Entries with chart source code
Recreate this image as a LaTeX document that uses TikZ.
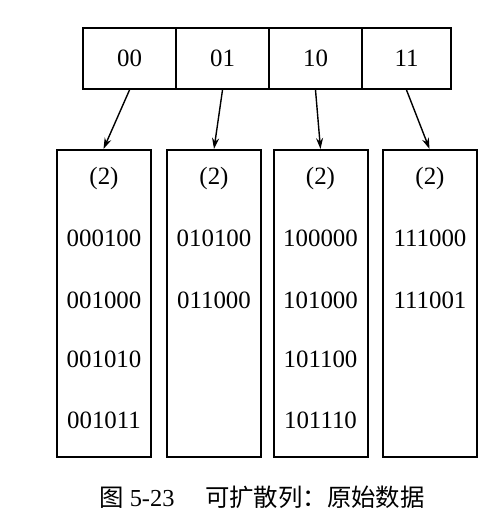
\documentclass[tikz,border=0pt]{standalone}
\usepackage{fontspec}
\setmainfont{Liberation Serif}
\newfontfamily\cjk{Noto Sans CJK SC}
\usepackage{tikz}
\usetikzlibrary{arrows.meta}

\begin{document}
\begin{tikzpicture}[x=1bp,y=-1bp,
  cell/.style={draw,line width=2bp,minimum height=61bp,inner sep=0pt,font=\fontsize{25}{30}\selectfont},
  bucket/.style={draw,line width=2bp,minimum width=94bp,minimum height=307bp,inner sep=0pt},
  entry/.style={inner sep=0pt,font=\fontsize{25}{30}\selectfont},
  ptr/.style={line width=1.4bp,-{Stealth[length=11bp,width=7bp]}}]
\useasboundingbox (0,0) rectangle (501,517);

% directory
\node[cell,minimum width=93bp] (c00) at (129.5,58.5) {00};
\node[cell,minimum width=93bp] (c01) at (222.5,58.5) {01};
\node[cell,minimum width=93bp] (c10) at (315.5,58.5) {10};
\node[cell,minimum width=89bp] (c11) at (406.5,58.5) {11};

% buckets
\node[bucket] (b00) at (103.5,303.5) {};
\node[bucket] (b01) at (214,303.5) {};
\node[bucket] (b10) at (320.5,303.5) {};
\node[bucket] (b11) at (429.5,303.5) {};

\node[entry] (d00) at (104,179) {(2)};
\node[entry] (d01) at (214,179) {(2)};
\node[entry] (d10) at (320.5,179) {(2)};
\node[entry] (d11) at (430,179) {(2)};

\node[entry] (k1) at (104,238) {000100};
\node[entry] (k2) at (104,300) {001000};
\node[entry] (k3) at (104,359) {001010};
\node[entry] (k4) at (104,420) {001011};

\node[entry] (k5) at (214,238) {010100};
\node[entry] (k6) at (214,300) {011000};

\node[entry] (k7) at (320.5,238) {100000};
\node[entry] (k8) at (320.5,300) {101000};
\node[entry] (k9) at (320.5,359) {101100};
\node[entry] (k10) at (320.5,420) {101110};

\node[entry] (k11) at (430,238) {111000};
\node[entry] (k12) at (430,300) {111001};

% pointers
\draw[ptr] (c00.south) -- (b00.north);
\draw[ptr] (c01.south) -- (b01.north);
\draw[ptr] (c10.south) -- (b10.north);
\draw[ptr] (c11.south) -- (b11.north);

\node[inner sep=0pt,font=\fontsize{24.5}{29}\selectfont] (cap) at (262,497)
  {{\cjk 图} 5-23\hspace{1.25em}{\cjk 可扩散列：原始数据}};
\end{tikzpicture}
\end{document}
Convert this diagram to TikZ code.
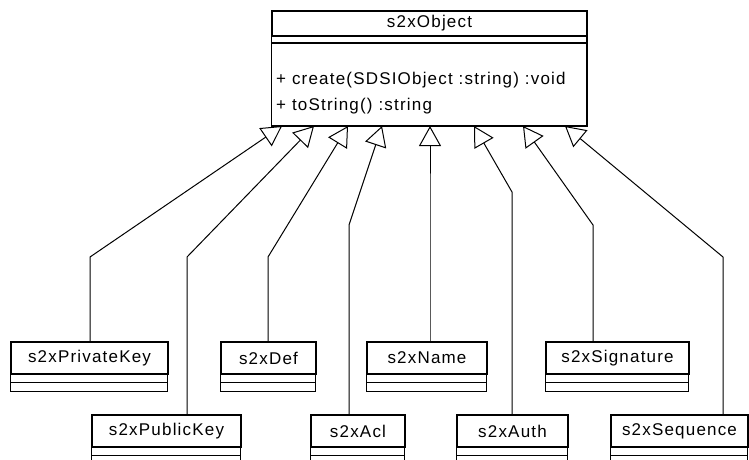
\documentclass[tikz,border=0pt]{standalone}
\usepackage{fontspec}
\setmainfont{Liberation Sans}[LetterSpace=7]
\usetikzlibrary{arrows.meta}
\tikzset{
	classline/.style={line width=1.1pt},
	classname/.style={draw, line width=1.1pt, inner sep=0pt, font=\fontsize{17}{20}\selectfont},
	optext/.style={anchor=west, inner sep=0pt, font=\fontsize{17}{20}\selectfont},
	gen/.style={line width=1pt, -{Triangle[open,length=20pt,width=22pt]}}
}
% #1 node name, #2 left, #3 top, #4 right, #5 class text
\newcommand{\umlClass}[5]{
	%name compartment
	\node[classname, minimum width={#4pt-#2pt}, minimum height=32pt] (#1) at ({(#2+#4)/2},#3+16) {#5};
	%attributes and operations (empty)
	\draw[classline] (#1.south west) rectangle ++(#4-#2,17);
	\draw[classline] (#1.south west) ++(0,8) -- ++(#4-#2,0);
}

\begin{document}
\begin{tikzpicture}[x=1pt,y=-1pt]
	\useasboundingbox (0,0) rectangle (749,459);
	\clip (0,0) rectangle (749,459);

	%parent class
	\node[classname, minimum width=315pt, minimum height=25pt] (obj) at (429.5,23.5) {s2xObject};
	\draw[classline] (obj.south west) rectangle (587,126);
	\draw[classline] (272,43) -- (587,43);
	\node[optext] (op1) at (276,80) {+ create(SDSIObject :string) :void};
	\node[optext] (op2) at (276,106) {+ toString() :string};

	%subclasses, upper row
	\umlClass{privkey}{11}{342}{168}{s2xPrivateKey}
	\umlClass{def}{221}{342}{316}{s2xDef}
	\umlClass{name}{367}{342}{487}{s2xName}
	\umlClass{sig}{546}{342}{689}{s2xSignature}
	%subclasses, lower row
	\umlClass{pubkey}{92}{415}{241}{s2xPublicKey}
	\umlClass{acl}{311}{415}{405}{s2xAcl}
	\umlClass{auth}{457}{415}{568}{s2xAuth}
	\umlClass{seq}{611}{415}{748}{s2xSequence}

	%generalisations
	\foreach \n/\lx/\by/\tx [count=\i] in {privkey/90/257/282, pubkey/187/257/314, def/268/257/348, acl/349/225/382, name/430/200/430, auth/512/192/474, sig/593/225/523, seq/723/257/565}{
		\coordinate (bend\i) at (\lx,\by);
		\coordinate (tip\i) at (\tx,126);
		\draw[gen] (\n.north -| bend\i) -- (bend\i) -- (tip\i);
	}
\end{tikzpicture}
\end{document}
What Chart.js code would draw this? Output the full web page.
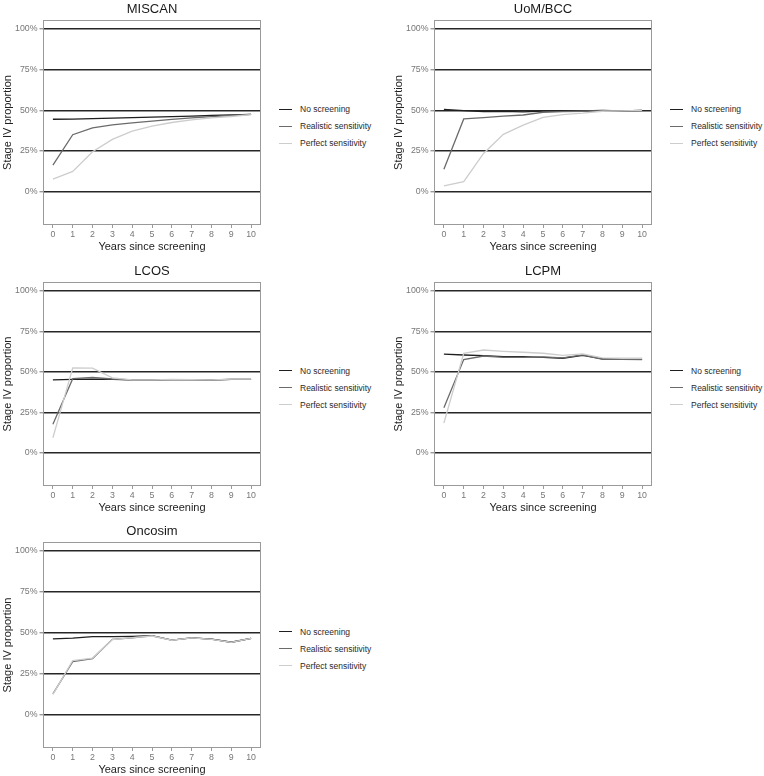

Task instructions: Transcribe the whole listing exactly. Pictures are excluded.

In response:
Recreate this image as a LaTeX document that uses TikZ.
\documentclass[tikz,border=0pt]{standalone}
\usepackage{fontspec}
\setmainfont{Liberation Serif}
\newfontfamily\cjk{Noto Sans CJK SC}
\usepackage{tikz}
\usetikzlibrary{arrows.meta}

\begin{document}
\begin{tikzpicture}[x=1bp,y=-1bp,
  cell/.style={draw,line width=2bp,minimum height=61bp,inner sep=0pt,font=\fontsize{25}{30}\selectfont},
  bucket/.style={draw,line width=2bp,minimum width=94bp,minimum height=307bp,inner sep=0pt},
  entry/.style={inner sep=0pt,font=\fontsize{25}{30}\selectfont},
  ptr/.style={line width=1.4bp,-{Stealth[length=11bp,width=7bp]}}]
\useasboundingbox (0,0) rectangle (501,517);

% directory
\node[cell,minimum width=93bp] (c00) at (129.5,58.5) {00};
\node[cell,minimum width=93bp] (c01) at (222.5,58.5) {01};
\node[cell,minimum width=93bp] (c10) at (315.5,58.5) {10};
\node[cell,minimum width=89bp] (c11) at (406.5,58.5) {11};

% buckets
\node[bucket] (b00) at (103.5,303.5) {};
\node[bucket] (b01) at (214,303.5) {};
\node[bucket] (b10) at (320.5,303.5) {};
\node[bucket] (b11) at (429.5,303.5) {};

\node[entry] (d00) at (104,179) {(2)};
\node[entry] (d01) at (214,179) {(2)};
\node[entry] (d10) at (320.5,179) {(2)};
\node[entry] (d11) at (430,179) {(2)};

\node[entry] (k1) at (104,238) {000100};
\node[entry] (k2) at (104,300) {001000};
\node[entry] (k3) at (104,359) {001010};
\node[entry] (k4) at (104,420) {001011};

\node[entry] (k5) at (214,238) {010100};
\node[entry] (k6) at (214,300) {011000};

\node[entry] (k7) at (320.5,238) {100000};
\node[entry] (k8) at (320.5,300) {101000};
\node[entry] (k9) at (320.5,359) {101100};
\node[entry] (k10) at (320.5,420) {101110};

\node[entry] (k11) at (430,238) {111000};
\node[entry] (k12) at (430,300) {111001};

% pointers
\draw[ptr] (c00.south) -- (b00.north);
\draw[ptr] (c01.south) -- (b01.north);
\draw[ptr] (c10.south) -- (b10.north);
\draw[ptr] (c11.south) -- (b11.north);

\node[inner sep=0pt,font=\fontsize{24.5}{29}\selectfont] (cap) at (262,497)
  {{\cjk 图} 5-23\hspace{1.25em}{\cjk 可扩散列：原始数据}};
\end{tikzpicture}
\end{document}
Convert this diagram to TikZ code.
\documentclass[tikz,border=0pt]{standalone}
\usepackage{fontspec}
\setmainfont{Liberation Sans}[LetterSpace=7]
\usetikzlibrary{arrows.meta}
\tikzset{
	classline/.style={line width=1.1pt},
	classname/.style={draw, line width=1.1pt, inner sep=0pt, font=\fontsize{17}{20}\selectfont},
	optext/.style={anchor=west, inner sep=0pt, font=\fontsize{17}{20}\selectfont},
	gen/.style={line width=1pt, -{Triangle[open,length=20pt,width=22pt]}}
}
% #1 node name, #2 left, #3 top, #4 right, #5 class text
\newcommand{\umlClass}[5]{
	%name compartment
	\node[classname, minimum width={#4pt-#2pt}, minimum height=32pt] (#1) at ({(#2+#4)/2},#3+16) {#5};
	%attributes and operations (empty)
	\draw[classline] (#1.south west) rectangle ++(#4-#2,17);
	\draw[classline] (#1.south west) ++(0,8) -- ++(#4-#2,0);
}

\begin{document}
\begin{tikzpicture}[x=1pt,y=-1pt]
	\useasboundingbox (0,0) rectangle (749,459);
	\clip (0,0) rectangle (749,459);

	%parent class
	\node[classname, minimum width=315pt, minimum height=25pt] (obj) at (429.5,23.5) {s2xObject};
	\draw[classline] (obj.south west) rectangle (587,126);
	\draw[classline] (272,43) -- (587,43);
	\node[optext] (op1) at (276,80) {+ create(SDSIObject :string) :void};
	\node[optext] (op2) at (276,106) {+ toString() :string};

	%subclasses, upper row
	\umlClass{privkey}{11}{342}{168}{s2xPrivateKey}
	\umlClass{def}{221}{342}{316}{s2xDef}
	\umlClass{name}{367}{342}{487}{s2xName}
	\umlClass{sig}{546}{342}{689}{s2xSignature}
	%subclasses, lower row
	\umlClass{pubkey}{92}{415}{241}{s2xPublicKey}
	\umlClass{acl}{311}{415}{405}{s2xAcl}
	\umlClass{auth}{457}{415}{568}{s2xAuth}
	\umlClass{seq}{611}{415}{748}{s2xSequence}

	%generalisations
	\foreach \n/\lx/\by/\tx [count=\i] in {privkey/90/257/282, pubkey/187/257/314, def/268/257/348, acl/349/225/382, name/430/200/430, auth/512/192/474, sig/593/225/523, seq/723/257/565}{
		\coordinate (bend\i) at (\lx,\by);
		\coordinate (tip\i) at (\tx,126);
		\draw[gen] (\n.north -| bend\i) -- (bend\i) -- (tip\i);
	}
\end{tikzpicture}
\end{document}
What Chart.js code would draw this? Output the full web page.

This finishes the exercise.